Ulster Bank’s deposits declined by €€1.4 billion over the course of last year to €18.6 billion as customers began moving accounts elsewhere. The bank plans to start writing soon to almost 1 million personal and business customers setting them deadlines of six months to switch and close their current and deposit accounts with the lender.

PTSB is alone among the remaining three banks in the market in needing additional deposits as it needs additional funds to help acquire an estimated €6.8 billion of Ulster Bank mortgages and small-business loans, which would increase the size of its balance sheet by close to 50 per cent.

The wider Irish banking system is grappling with billions of euro excess deposits, with the problem compounded by a surge in household savings during Covid-19 lockdowns.

While PTSB’s €18.9 billion deposits book at the end of September was €4 billion larger than its loan portfolio, it will need to attract additional deposits over the near term to help fund its planned transformational Ulster Bank portfolio acquisition.

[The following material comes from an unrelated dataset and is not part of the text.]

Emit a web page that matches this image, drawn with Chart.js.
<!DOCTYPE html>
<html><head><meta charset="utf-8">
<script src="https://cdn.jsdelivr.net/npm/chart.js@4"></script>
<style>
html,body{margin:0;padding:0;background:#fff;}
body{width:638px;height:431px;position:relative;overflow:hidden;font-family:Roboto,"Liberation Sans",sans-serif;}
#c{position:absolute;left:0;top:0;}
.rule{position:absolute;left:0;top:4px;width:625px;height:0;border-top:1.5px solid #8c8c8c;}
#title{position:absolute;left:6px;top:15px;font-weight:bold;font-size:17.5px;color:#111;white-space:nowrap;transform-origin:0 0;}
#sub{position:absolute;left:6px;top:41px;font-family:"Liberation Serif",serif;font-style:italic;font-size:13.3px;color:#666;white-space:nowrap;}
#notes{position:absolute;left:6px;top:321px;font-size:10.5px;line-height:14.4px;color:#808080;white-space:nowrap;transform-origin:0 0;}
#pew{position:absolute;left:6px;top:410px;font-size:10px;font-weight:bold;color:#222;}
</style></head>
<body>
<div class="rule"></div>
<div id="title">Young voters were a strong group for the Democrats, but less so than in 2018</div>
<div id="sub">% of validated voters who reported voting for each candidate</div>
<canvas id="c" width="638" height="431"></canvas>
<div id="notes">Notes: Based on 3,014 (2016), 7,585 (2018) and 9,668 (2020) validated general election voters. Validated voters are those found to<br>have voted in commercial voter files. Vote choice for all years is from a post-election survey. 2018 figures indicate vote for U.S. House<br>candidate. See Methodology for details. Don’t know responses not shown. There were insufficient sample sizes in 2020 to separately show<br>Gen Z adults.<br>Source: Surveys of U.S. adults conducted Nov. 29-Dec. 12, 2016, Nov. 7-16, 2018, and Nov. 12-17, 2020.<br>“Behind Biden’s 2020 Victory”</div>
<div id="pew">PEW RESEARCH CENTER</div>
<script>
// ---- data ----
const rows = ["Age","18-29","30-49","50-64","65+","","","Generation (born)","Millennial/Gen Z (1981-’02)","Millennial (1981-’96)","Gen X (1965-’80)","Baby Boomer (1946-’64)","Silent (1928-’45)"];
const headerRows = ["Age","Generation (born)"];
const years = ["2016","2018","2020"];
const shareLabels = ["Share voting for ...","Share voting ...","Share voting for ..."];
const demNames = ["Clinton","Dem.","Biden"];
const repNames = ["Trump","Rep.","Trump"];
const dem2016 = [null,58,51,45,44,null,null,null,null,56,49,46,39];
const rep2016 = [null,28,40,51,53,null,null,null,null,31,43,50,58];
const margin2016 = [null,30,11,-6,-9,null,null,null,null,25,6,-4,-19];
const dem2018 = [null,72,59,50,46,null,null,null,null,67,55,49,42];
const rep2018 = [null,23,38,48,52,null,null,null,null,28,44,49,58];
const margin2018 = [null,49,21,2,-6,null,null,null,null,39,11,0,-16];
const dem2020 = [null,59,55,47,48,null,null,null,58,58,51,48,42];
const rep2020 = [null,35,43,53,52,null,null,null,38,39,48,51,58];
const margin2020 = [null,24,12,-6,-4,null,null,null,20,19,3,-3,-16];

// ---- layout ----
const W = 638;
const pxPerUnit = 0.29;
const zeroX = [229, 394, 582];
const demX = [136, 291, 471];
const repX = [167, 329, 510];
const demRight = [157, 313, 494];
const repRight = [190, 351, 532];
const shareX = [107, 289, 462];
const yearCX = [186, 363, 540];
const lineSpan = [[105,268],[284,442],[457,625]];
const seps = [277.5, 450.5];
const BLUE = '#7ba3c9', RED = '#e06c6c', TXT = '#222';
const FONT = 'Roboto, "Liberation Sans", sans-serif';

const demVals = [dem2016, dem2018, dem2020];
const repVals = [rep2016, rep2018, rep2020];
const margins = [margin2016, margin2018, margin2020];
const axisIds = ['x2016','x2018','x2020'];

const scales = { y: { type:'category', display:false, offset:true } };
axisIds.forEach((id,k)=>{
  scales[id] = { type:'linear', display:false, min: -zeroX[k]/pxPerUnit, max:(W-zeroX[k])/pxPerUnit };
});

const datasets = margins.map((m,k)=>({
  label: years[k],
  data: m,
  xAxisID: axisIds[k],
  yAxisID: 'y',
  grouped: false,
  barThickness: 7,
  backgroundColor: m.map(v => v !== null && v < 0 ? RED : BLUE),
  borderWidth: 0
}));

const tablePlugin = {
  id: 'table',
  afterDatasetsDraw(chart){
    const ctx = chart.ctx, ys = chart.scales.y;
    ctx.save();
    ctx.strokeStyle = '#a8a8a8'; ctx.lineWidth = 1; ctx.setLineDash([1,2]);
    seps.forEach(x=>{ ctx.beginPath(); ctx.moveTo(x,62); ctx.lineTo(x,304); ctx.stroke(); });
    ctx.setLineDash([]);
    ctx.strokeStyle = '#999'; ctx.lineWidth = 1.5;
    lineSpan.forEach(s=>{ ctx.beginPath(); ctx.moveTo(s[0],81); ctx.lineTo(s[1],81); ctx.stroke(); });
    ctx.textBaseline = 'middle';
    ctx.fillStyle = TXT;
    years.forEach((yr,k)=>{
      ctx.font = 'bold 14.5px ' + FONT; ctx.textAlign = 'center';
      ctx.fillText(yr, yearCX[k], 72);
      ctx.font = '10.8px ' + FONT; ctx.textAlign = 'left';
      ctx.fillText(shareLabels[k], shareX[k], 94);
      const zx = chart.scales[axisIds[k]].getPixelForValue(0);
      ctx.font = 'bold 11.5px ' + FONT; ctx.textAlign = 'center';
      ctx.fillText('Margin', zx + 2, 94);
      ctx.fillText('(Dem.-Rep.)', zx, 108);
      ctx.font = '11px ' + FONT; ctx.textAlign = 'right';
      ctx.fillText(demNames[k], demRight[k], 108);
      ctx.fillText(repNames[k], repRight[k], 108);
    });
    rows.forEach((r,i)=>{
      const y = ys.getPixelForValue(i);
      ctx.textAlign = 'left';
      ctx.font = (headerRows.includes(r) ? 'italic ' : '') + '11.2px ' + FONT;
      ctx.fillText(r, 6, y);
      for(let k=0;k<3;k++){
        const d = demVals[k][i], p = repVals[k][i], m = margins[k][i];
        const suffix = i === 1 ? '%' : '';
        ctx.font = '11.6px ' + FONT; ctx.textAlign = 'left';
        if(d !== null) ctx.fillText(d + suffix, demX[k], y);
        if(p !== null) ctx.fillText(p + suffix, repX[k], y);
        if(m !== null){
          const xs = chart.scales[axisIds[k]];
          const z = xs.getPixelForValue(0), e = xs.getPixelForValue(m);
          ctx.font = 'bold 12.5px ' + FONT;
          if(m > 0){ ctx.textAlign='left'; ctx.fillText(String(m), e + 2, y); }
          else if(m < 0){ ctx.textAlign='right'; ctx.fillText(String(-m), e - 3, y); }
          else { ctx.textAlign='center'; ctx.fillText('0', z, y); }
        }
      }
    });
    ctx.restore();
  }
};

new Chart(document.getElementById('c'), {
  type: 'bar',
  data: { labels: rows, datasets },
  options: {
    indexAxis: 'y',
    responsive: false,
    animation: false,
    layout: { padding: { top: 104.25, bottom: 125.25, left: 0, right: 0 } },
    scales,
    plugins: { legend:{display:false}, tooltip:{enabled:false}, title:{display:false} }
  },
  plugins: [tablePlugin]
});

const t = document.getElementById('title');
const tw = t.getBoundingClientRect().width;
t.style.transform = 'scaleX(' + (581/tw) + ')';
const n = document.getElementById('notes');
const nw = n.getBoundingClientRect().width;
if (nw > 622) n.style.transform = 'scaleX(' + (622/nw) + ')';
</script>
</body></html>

Some 450 of Ulster Bank’s 2,500 employees are set to transfer to PTSB with the deal, which also includes 25 bank branches.

The Central Bank said last week that a review it carried out into the remaining banks' ability to deal with an increase in customer activity, as Ulster Bank and KBC Bank Ireland exit the market, found a number of shortcomings.

Bank customers have had to endure waits of up to two hours for telephone support, with as many as 50 per cent of one bank’s customers simply giving up and ending calls before being able to speak to a human being, it said.

Increased personnel

Bank of Ireland said that it is increasing resources across contact centres, operations and in branch to facilitate switchers from Ulster Bank. "We have increased personnel in our contact centres significantly since late last year," a spokesman for the group said, declining to give figures.

AIB has also begun to put in place a "range of initiatives" to help make it easier for new customers to join the company. "This includes digital account opening solutions and we are in the process of allocating substantial additional resources and staff," it said.

Ulster Bank committed publicly at the end of October to providing customers with six months’ notice to close their accounts from early next year, as it urged them to start getting ready for changes in 2022 as part of its withdrawal from the Irish market. The bank said last week that it plans to start writing notice letters to customers “shortly”.